Vous avez évoqué le besoin d’une régulation européenne. Où en est ce projet ?
Des normes sont en cours d’élaboration, mais cela prend du temps. La directive européenne n’est pas encore prête et nous devons définir les indicateurs les plus pertinents. Il existe des méthodes simples, comme la porosité des sols et la quantité de vers de terre, mais aussi des outils analytiques modernes comme les analyses ADN. L’idéal serait de combiner ces méthodes pour obtenir une image précise de la santé des sols.
Selon vous, quel rôle joue l’éducation dans ce combat pour les sols ?
Il est essentiel de former une nouvelle génération qui comprenne les liens entre environnement, santé et alimentation. Nous militons pour plus de temps dédié aux sciences de la vie et pour une approche pluridisciplinaire dans les écoles. Former les jeunes à ces enjeux est indispensable, mais nous ne pouvons pas attendre qu’ils arrivent aux responsabilités pour agir.
Avez-vous malgré tout de l’espoir pour l’avenir des sols en Europe ?

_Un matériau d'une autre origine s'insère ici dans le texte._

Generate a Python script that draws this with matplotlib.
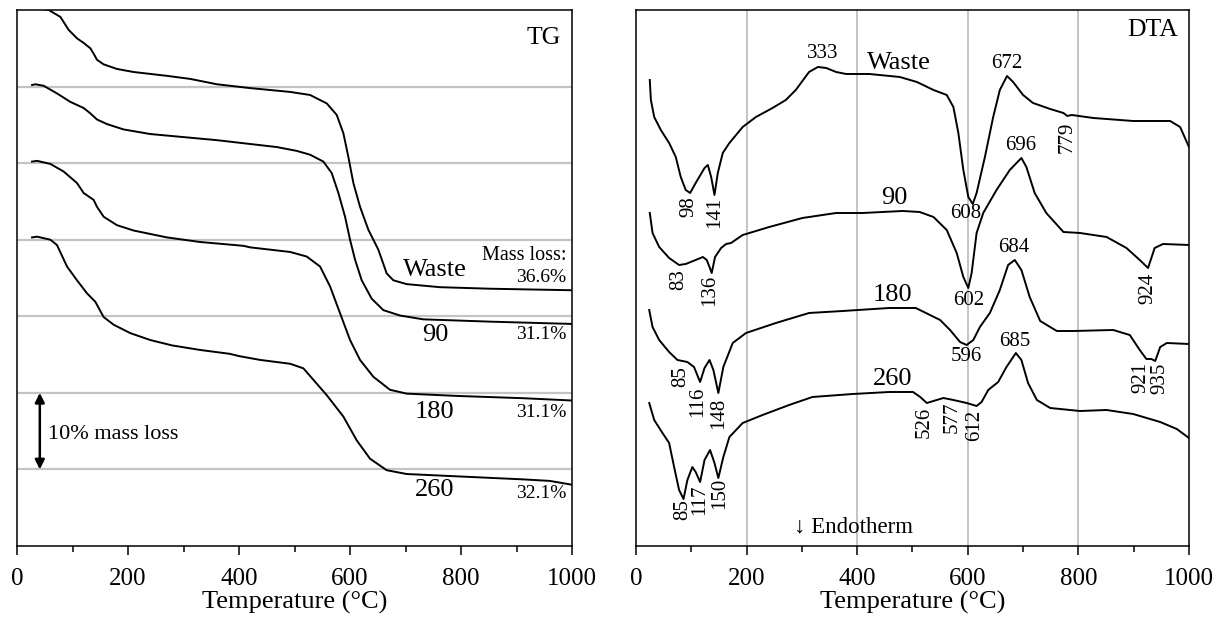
import matplotlib
matplotlib.use("Agg")
import matplotlib.pyplot as plt
from matplotlib.ticker import MultipleLocator

plt.rcParams['font.family'] = ['Liberation Serif', 'DejaVu Serif']

# ---- TG data (mass %, curves offset by 10 % each) ----
tg_waste_T = [25, 57, 78, 93, 108, 120, 132, 138, 144, 156, 180, 210, 270, 312, 360, 420,
              492, 528, 558, 576, 588, 597, 606, 618, 633, 651, 666, 678, 702, 762, 852, 1000]
tg_waste_m = [70.4, 70.0, 69.1, 67.4, 66.3, 65.7, 65.0, 64.3, 63.5, 62.9, 62.3, 61.9, 61.4,
              61.0, 60.3, 59.8, 59.3, 58.9, 57.8, 56.3, 53.9, 50.8, 47.4, 44.3, 41.3, 38.7,
              35.6, 34.7, 34.2, 33.8, 33.6, 33.4]

tg_90_T = [27, 33, 48, 72, 96, 120, 132, 144, 162, 192, 240, 300, 360, 420, 468, 504, 528,
           552, 567, 579, 591, 600, 609, 621, 639, 660, 690, 732, 852, 1000]
tg_90_m = [60.2, 60.3, 60.1, 59.1, 58.0, 57.2, 56.5, 55.7, 55.1, 54.4, 53.8, 53.4, 53.0,
           52.5, 52.1, 51.6, 51.1, 50.2, 48.7, 46.1, 43.0, 40.0, 37.4, 34.7, 32.3, 30.8,
           30.1, 29.6, 29.3, 29.0]

tg_180_T = [27, 36, 60, 84, 108, 120, 138, 144, 156, 180, 210, 270, 330, 408, 420, 492, 522,
            546, 564, 582, 600, 618, 642, 672, 702, 792, 912, 1000]
tg_180_m = [50.2, 50.3, 49.9, 48.9, 47.4, 46.1, 45.2, 44.3, 43.0, 41.9, 41.2, 40.3, 39.7,
            39.2, 39.0, 38.4, 37.8, 36.5, 33.9, 30.4, 26.9, 24.3, 22.1, 20.4, 19.9, 19.6,
            19.3, 19.0]

tg_260_T = [27, 36, 60, 72, 90, 108, 126, 141, 156, 174, 204, 240, 279, 330, 383, 400, 438,
            492, 516, 534, 558, 588, 612, 636, 666, 702, 792, 912, 960, 1000]
tg_260_m = [40.3, 40.4, 40.0, 39.3, 36.5, 34.7, 33.0, 31.9, 29.9, 28.9, 27.8, 26.9, 26.2,
            25.6, 25.1, 24.8, 24.3, 23.8, 23.2, 21.7, 19.7, 16.9, 13.8, 11.4, 9.9, 9.4, 9.1,
            8.7, 8.5, 8.0]

tg_names = ['Waste', '90', '180', '260']
tg_losses = ['36.6%', '31.1%', '31.1%', '32.1%']
tg_name_y = [36.0, 27.6, 17.5, 7.3]
tg_loss_y = [35.0, 27.6, 17.4, 6.9]

# ---- DTA data (arbitrary units) ----
dta_waste_T = [25, 27, 33, 45, 60, 72, 81, 90, 98, 108, 124, 130, 136, 142, 148, 157, 169,
               193, 217, 247, 271, 289, 313, 329, 344, 362, 380, 422, 477, 508, 538, 562,
               574, 583, 592, 601, 609, 616, 631, 646, 658, 671, 682, 700, 718, 749, 773,
               780, 788, 827, 899, 966, 984, 1000]
dta_waste_s = [466, 446, 429, 416, 403, 389, 369, 356, 353, 363, 378, 381, 369, 351, 373,
               393, 403, 419, 429, 438, 446, 456, 474, 479, 478, 474, 472, 472, 469, 464,
               456, 451, 439, 413, 376, 349, 342, 353, 389, 429, 456, 470, 464, 451, 443,
               437, 433, 430, 431, 428, 425, 425, 419, 399]

dta_90_T = [25, 30, 42, 60, 78, 90, 108, 121, 128, 133, 137, 143, 154, 163, 172, 193, 241,
            301, 362, 410, 482, 513, 538, 562, 580, 592, 601, 607, 616, 628, 652, 676, 697,
            706, 721, 742, 773, 803, 851, 887, 911, 926, 938, 953, 1000]
dta_90_s = [333, 313, 299, 288, 281, 282, 286, 289, 286, 279, 273, 289, 298, 302, 303, 311,
            319, 328, 333, 333, 335, 334, 329, 316, 293, 269, 258, 273, 313, 333, 356, 376,
            388, 379, 353, 333, 314, 313, 309, 298, 286, 278, 298, 302, 301]

dta_180_T = [24, 30, 42, 60, 75, 93, 105, 116, 124, 133, 140, 149, 158, 175, 199, 253, 313,
             374, 458, 506, 550, 568, 586, 598, 610, 622, 640, 658, 673, 685, 697, 712, 731,
             761, 791, 863, 893, 911, 923, 932, 939, 948, 960, 1000]
dta_180_s = [236, 219, 206, 194, 186, 184, 179, 164, 178, 186, 176, 153, 179, 203, 213, 223,
             233, 235, 238, 238, 226, 216, 204, 201, 206, 219, 233, 256, 281, 286, 276, 249,
             225, 215, 215, 216, 211, 196, 187, 187, 185, 199, 203, 202]

dta_260_T = [24, 33, 48, 60, 69, 78, 86, 93, 102, 108, 116, 124, 134, 142, 149, 158, 169,
             193, 229, 277, 319, 392, 458, 501, 514, 526, 538, 556, 574, 598, 616, 625, 637,
             655, 670, 687, 697, 709, 725, 749, 803, 851, 899, 948, 978, 1000]
dta_260_s = [143, 126, 113, 103, 79, 56, 47, 66, 79, 74, 64, 86, 96, 83, 68, 89, 109, 123,
             131, 141, 149, 152, 154, 154, 149, 143, 145, 148, 146, 143, 140, 144, 156, 164,
             179, 193, 186, 163, 146, 138, 135, 136, 132, 124, 117, 108]

# peak labels: text, temperature, signal, rotation
dta_labels = [
    ('333', 338, 492, 0), ('672', 671, 482, 0), ('779', 779, 409, 90),
    ('98', 96, 339, 90), ('141', 142, 334, 90), ('608', 597, 332, 0),
    ('696', 695, 400, 0), ('83', 78, 266, 90), ('136', 134, 256, 90),
    ('602', 601, 245, 0), ('924', 925, 258, 90), ('684', 683, 298, 0),
    ('596', 597, 189, 0), ('685', 685, 204, 0), ('85', 81, 169, 90),
    ('116', 112, 144, 90), ('148', 149, 133, 90), ('921', 913, 169, 90),
    ('935', 947, 168, 90), ('526', 521, 124, 90), ('577', 571, 129, 90),
    ('612', 612, 121, 90), ('85', 84, 36, 90), ('117', 115, 46, 90),
    ('150', 151, 53, 90),
]
dta_names = ['Waste', '90', '180', '260']
dta_name_T = [476, 467, 464, 464]
dta_name_s = [483, 348, 251, 167]

fig = plt.figure(figsize=(12.27, 6.24), dpi=100)
ax1 = fig.add_axes([0.0139, 0.125, 0.4523, 0.859])
ax2 = fig.add_axes([0.5183, 0.125, 0.4507, 0.859])

for ax in (ax1, ax2):
    ax.set_xlim(0, 1000)
    ax.xaxis.set_major_locator(MultipleLocator(200))
    ax.xaxis.set_minor_locator(MultipleLocator(100))
    ax.tick_params(axis='x', which='major', direction='out', length=6.5, width=1.1,
                   labelsize=18, pad=9)
    ax.tick_params(axis='x', which='minor', direction='out', length=4.3, width=1.1)
    ax.set_yticks([])
    ax.set_xlabel('Temperature (°C)', fontsize=19, labelpad=1)
    for sp in ax.spines.values():
        sp.set_linewidth(1.1)

# TG panel
ax1.set_ylim(0, 70)
for g in range(10, 70, 10):
    ax1.axhline(g, color='#c4c4c4', lw=1.6, zorder=1)
for T, m in [(tg_waste_T, tg_waste_m), (tg_90_T, tg_90_m),
             (tg_180_T, tg_180_m), (tg_260_T, tg_260_m)]:
    ax1.plot(T, m, color='black', lw=1.4, zorder=3)
for name, ny in zip(tg_names, tg_name_y):
    ax1.text(753, ny, name, fontsize=19, ha='center', va='center')
for loss, ly in zip(tg_losses, tg_loss_y):
    ax1.text(990, ly, loss, fontsize=14, ha='right', va='center')
ax1.text(990, 38.0, 'Mass loss:', fontsize=14.5, ha='right', va='center')
ax1.text(980, 66.4, 'TG', fontsize=18.5, ha='right', va='center')
ax1.annotate('', xy=(41, 10), xytext=(41, 20),
             arrowprops=dict(arrowstyle='<|-|>', color='black', lw=1.8,
                             mutation_scale=14, shrinkA=0, shrinkB=0))
ax1.text(55, 14.6, '10% mass loss', fontsize=16, ha='left', va='center')

# DTA panel
ax2.set_ylim(0, 536)
for g in range(200, 1000, 200):
    ax2.axvline(g, color='#c4c4c4', lw=1.4, zorder=1)
for T, s in [(dta_waste_T, dta_waste_s), (dta_90_T, dta_90_s),
             (dta_180_T, dta_180_s), (dta_260_T, dta_260_s)]:
    ax2.plot(T, s, color='black', lw=1.4, zorder=3)
for txt, T, s, rot in dta_labels:
    ax2.text(T, s, txt, fontsize=15, ha='center', va='center', rotation=rot)
for name, T, s in zip(dta_names, dta_name_T, dta_name_s):
    ax2.text(T, s, name, fontsize=19, ha='center', va='center')
ax2.text(980, 516, 'DTA', fontsize=18.5, ha='right', va='center')
ax2.text(285, 19, '↓ Endotherm', fontsize=16.5, ha='left', va='center')

fig.savefig('out.png', dpi=100)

J’ai bon espoir, car les initiatives se multiplient, mais le temps presse. Nous sommes à la traîne face à la vitesse des changements climatiques et des catastrophes environnementales. Le courage politique est indispensable pour impulser une régulation rapide et efficace. Les sols sont des alliés précieux ; nous devons leur donner les moyens de nous aider dans cette lutte pour le climat.